▶ _SHORT TASK_: Quote the listing below in its entirety, omitting every image.

▶ _DATA SEGMENT_:
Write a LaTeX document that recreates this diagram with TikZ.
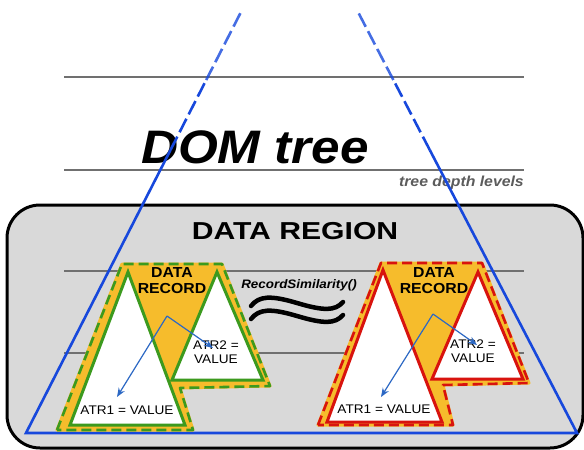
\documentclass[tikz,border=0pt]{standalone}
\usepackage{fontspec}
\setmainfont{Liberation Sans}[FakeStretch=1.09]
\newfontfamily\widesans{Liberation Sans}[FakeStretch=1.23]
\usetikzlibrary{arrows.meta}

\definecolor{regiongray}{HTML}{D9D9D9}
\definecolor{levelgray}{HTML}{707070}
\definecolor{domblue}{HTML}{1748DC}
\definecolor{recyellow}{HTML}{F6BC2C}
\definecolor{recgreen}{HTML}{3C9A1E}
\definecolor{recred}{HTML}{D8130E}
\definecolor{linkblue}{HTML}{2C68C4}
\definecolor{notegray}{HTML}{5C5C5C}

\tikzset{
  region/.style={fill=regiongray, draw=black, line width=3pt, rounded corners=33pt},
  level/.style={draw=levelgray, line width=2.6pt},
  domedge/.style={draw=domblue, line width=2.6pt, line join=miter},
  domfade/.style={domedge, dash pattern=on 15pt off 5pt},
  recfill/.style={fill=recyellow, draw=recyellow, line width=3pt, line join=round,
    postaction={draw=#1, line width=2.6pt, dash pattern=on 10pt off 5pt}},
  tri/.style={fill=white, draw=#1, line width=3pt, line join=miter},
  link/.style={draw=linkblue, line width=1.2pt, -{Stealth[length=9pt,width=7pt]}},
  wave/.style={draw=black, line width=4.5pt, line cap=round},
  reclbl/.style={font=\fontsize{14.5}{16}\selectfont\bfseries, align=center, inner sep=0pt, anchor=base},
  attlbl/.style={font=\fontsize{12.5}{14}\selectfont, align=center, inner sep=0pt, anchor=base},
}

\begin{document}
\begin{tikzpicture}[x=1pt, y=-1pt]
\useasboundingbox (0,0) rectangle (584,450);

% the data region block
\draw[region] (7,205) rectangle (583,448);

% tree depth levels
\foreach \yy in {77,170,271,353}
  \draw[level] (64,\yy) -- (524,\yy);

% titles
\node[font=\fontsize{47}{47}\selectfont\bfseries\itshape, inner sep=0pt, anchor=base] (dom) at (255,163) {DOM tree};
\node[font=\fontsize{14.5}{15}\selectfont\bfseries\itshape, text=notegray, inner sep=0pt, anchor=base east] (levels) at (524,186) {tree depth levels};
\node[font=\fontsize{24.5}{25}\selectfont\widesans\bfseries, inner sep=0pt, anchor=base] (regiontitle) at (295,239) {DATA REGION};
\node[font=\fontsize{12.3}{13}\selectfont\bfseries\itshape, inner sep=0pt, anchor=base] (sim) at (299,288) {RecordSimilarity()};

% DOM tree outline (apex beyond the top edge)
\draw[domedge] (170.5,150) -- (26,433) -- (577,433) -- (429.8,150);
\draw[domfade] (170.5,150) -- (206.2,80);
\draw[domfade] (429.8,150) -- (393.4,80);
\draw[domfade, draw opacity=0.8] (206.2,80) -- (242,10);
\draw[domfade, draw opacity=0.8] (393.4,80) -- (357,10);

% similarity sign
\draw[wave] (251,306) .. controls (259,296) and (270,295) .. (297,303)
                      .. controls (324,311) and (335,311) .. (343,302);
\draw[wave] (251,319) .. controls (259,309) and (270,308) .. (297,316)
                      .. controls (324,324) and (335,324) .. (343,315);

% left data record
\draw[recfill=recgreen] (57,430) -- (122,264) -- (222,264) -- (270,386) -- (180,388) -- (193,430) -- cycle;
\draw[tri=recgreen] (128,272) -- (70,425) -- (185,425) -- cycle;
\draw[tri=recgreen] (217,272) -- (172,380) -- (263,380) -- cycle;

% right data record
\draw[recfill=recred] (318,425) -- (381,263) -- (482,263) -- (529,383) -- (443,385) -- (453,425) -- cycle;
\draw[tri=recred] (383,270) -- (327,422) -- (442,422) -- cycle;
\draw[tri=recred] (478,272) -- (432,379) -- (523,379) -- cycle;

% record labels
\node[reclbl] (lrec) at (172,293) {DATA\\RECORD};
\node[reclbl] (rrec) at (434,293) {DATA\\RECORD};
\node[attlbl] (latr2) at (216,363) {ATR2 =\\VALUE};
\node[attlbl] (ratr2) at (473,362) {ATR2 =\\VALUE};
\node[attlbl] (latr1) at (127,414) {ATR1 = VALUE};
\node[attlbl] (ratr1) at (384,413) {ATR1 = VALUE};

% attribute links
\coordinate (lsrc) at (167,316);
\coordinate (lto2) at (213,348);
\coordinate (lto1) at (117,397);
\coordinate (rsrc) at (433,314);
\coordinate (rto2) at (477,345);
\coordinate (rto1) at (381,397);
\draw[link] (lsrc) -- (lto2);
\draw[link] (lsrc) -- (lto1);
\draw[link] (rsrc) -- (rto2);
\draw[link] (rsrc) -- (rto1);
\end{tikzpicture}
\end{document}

▶ _ANSWER IN FULL_:
Write a LaTeX document that recreates this diagram with TikZ.
\documentclass[tikz,border=0pt]{standalone}
\usepackage{fontspec}
\setmainfont{Liberation Sans}[FakeStretch=1.09]
\newfontfamily\widesans{Liberation Sans}[FakeStretch=1.23]
\usetikzlibrary{arrows.meta}

\definecolor{regiongray}{HTML}{D9D9D9}
\definecolor{levelgray}{HTML}{707070}
\definecolor{domblue}{HTML}{1748DC}
\definecolor{recyellow}{HTML}{F6BC2C}
\definecolor{recgreen}{HTML}{3C9A1E}
\definecolor{recred}{HTML}{D8130E}
\definecolor{linkblue}{HTML}{2C68C4}
\definecolor{notegray}{HTML}{5C5C5C}

\tikzset{
  region/.style={fill=regiongray, draw=black, line width=3pt, rounded corners=33pt},
  level/.style={draw=levelgray, line width=2.6pt},
  domedge/.style={draw=domblue, line width=2.6pt, line join=miter},
  domfade/.style={domedge, dash pattern=on 15pt off 5pt},
  recfill/.style={fill=recyellow, draw=recyellow, line width=3pt, line join=round,
    postaction={draw=#1, line width=2.6pt, dash pattern=on 10pt off 5pt}},
  tri/.style={fill=white, draw=#1, line width=3pt, line join=miter},
  link/.style={draw=linkblue, line width=1.2pt, -{Stealth[length=9pt,width=7pt]}},
  wave/.style={draw=black, line width=4.5pt, line cap=round},
  reclbl/.style={font=\fontsize{14.5}{16}\selectfont\bfseries, align=center, inner sep=0pt, anchor=base},
  attlbl/.style={font=\fontsize{12.5}{14}\selectfont, align=center, inner sep=0pt, anchor=base},
}

\begin{document}
\begin{tikzpicture}[x=1pt, y=-1pt]
\useasboundingbox (0,0) rectangle (584,450);

% the data region block
\draw[region] (7,205) rectangle (583,448);

% tree depth levels
\foreach \yy in {77,170,271,353}
  \draw[level] (64,\yy) -- (524,\yy);

% titles
\node[font=\fontsize{47}{47}\selectfont\bfseries\itshape, inner sep=0pt, anchor=base] (dom) at (255,163) {DOM tree};
\node[font=\fontsize{14.5}{15}\selectfont\bfseries\itshape, text=notegray, inner sep=0pt, anchor=base east] (levels) at (524,186) {tree depth levels};
\node[font=\fontsize{24.5}{25}\selectfont\widesans\bfseries, inner sep=0pt, anchor=base] (regiontitle) at (295,239) {DATA REGION};
\node[font=\fontsize{12.3}{13}\selectfont\bfseries\itshape, inner sep=0pt, anchor=base] (sim) at (299,288) {RecordSimilarity()};

% DOM tree outline (apex beyond the top edge)
\draw[domedge] (170.5,150) -- (26,433) -- (577,433) -- (429.8,150);
\draw[domfade] (170.5,150) -- (206.2,80);
\draw[domfade] (429.8,150) -- (393.4,80);
\draw[domfade, draw opacity=0.8] (206.2,80) -- (242,10);
\draw[domfade, draw opacity=0.8] (393.4,80) -- (357,10);

% similarity sign
\draw[wave] (251,306) .. controls (259,296) and (270,295) .. (297,303)
                      .. controls (324,311) and (335,311) .. (343,302);
\draw[wave] (251,319) .. controls (259,309) and (270,308) .. (297,316)
                      .. controls (324,324) and (335,324) .. (343,315);

% left data record
\draw[recfill=recgreen] (57,430) -- (122,264) -- (222,264) -- (270,386) -- (180,388) -- (193,430) -- cycle;
\draw[tri=recgreen] (128,272) -- (70,425) -- (185,425) -- cycle;
\draw[tri=recgreen] (217,272) -- (172,380) -- (263,380) -- cycle;

% right data record
\draw[recfill=recred] (318,425) -- (381,263) -- (482,263) -- (529,383) -- (443,385) -- (453,425) -- cycle;
\draw[tri=recred] (383,270) -- (327,422) -- (442,422) -- cycle;
\draw[tri=recred] (478,272) -- (432,379) -- (523,379) -- cycle;

% record labels
\node[reclbl] (lrec) at (172,293) {DATA\\RECORD};
\node[reclbl] (rrec) at (434,293) {DATA\\RECORD};
\node[attlbl] (latr2) at (216,363) {ATR2 =\\VALUE};
\node[attlbl] (ratr2) at (473,362) {ATR2 =\\VALUE};
\node[attlbl] (latr1) at (127,414) {ATR1 = VALUE};
\node[attlbl] (ratr1) at (384,413) {ATR1 = VALUE};

% attribute links
\coordinate (lsrc) at (167,316);
\coordinate (lto2) at (213,348);
\coordinate (lto1) at (117,397);
\coordinate (rsrc) at (433,314);
\coordinate (rto2) at (477,345);
\coordinate (rto1) at (381,397);
\draw[link] (lsrc) -- (lto2);
\draw[link] (lsrc) -- (lto1);
\draw[link] (rsrc) -- (rto2);
\draw[link] (rsrc) -- (rto1);
\end{tikzpicture}
\end{document}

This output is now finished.